The thing is these at best serve as metrics like those found in quality control, which addresses only how quality might be recognized, yet has little utility as to have it assured. My point then being, goodness (quality) in science, like it is in religion can only be assured by its practitioners when it is appreciated as to be understood that it is not only self enlightenment that has it as beneficial, yet also in its practice benefits all, even if many of those it serves have found no reason to care; as truth in of itself has intrinsic value found not only in its discovery yet also with its pursuit.

Best,

Phil

Tim van Beek said...

All companies have the same problem, they have to evaluate the employees on a regular basis. Some tried metrics in the sense that the managers had to fill out a form for every employee that they were responsible for. This was not very successful, because one cannot characterize the performance of a human being with a fixed set of numbers or degrees. People have different strengths and weaknesses and different approches to problems. As far as I know nobody uses a system like that anymore (of course I know only about some of the millions of companies :-).

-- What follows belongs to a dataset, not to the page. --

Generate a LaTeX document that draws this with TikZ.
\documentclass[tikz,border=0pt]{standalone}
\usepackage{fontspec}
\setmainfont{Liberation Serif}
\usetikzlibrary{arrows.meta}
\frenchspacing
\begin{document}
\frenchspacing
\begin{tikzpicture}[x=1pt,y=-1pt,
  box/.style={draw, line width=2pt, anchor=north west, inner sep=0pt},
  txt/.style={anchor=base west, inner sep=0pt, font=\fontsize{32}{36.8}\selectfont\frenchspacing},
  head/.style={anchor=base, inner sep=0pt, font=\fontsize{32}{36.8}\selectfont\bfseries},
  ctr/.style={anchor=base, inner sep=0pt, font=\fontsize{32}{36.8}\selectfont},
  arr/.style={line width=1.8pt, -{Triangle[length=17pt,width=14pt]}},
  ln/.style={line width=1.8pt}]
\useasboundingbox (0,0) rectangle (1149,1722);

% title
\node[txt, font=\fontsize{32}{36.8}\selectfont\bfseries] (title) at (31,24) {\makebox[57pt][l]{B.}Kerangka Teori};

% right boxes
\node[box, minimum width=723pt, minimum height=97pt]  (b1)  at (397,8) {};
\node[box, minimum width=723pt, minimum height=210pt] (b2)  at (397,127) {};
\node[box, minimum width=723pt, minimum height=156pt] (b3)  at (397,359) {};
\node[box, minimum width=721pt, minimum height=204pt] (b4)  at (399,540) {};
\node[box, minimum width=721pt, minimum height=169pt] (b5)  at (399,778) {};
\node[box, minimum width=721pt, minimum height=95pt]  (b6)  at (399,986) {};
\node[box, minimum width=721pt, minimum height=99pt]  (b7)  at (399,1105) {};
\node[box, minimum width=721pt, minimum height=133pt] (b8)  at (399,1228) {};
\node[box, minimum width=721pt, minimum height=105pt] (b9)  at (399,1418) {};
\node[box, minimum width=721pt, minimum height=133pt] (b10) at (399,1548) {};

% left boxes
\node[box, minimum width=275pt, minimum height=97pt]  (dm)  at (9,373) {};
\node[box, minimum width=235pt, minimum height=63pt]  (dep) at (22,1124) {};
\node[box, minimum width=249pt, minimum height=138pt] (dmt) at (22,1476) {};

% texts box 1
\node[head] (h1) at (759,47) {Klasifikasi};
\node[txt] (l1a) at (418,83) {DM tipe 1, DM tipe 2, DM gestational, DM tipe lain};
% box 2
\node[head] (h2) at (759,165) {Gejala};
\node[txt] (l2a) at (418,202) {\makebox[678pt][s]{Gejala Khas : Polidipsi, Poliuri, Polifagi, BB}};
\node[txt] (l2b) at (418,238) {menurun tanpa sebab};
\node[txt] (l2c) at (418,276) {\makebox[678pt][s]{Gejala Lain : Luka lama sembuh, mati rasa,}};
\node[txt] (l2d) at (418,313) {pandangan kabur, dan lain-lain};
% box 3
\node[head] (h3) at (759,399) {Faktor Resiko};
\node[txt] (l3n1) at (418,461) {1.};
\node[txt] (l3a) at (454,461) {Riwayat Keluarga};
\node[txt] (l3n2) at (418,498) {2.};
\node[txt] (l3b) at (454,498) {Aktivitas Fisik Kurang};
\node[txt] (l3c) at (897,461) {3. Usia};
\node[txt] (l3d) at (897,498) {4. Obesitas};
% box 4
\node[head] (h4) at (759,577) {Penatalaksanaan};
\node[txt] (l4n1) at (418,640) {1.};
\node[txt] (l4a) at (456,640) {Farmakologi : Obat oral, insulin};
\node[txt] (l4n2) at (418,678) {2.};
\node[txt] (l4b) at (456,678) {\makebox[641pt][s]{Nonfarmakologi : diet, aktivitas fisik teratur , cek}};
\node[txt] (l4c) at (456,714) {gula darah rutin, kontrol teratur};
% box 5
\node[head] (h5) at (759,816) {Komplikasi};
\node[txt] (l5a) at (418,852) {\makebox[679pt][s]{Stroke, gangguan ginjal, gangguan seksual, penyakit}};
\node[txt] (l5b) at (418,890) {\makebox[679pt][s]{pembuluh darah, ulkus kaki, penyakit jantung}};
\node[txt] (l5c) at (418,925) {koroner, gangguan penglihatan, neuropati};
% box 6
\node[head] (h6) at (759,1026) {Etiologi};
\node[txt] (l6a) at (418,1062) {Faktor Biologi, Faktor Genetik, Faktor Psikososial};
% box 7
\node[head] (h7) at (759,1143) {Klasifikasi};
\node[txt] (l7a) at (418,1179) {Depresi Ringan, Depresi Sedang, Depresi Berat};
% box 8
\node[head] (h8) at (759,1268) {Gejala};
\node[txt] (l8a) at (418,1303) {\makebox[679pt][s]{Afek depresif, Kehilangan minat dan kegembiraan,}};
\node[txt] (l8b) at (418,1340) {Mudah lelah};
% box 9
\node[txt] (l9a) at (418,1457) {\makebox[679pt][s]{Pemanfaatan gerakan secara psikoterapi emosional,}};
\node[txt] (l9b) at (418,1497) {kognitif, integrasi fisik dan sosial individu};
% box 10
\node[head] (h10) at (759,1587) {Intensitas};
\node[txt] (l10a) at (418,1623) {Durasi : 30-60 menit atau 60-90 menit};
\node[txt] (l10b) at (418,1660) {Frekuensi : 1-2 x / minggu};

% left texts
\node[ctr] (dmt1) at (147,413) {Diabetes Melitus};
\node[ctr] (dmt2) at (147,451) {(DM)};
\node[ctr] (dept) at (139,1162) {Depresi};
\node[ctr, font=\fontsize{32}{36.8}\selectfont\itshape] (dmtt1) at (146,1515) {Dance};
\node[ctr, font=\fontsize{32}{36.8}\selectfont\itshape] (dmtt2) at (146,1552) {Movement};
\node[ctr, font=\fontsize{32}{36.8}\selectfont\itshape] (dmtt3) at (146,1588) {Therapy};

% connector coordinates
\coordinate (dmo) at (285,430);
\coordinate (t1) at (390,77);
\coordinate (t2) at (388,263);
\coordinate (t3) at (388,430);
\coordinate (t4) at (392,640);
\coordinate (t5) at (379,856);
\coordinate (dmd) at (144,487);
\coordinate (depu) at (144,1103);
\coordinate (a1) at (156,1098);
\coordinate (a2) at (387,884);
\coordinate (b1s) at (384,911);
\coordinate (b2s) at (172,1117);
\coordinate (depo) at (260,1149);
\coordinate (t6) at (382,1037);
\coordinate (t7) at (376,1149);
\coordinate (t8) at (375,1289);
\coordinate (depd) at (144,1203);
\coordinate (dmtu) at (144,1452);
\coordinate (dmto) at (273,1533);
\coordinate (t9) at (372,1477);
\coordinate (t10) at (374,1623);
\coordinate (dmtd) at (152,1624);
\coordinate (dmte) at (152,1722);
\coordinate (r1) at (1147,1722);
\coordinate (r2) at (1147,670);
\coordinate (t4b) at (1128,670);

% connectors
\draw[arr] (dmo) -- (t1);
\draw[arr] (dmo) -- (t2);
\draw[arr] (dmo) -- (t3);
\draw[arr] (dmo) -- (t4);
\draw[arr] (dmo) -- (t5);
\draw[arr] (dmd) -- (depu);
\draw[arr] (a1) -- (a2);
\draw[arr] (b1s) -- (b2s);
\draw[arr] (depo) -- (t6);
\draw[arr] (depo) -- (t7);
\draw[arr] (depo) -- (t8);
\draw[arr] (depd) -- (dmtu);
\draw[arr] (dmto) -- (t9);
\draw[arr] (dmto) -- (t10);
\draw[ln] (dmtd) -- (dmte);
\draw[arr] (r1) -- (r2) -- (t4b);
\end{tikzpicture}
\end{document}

Some use a system where boss and employee write down a target agreement for a year and that becomes a part of the evaluation.

Also, metrics are used for software, like e.g. the ration of comment lines to code lines (the higher the better). The common sense today is that some of these metrics give useful additional information, but that overall code quality can only be judged by programmers that review the code.

bmaher.sciwriter said...

Hi,
As one of the editors in charge of developing the poll and writing up our analysis of it, I really appreciate you taking notice. You are absolutely right to be cautious about the the results of our poll as it was a small sample of largely self-selecting respondents. Still, I think there are important suggestions within. I hope your blog continues the discussion.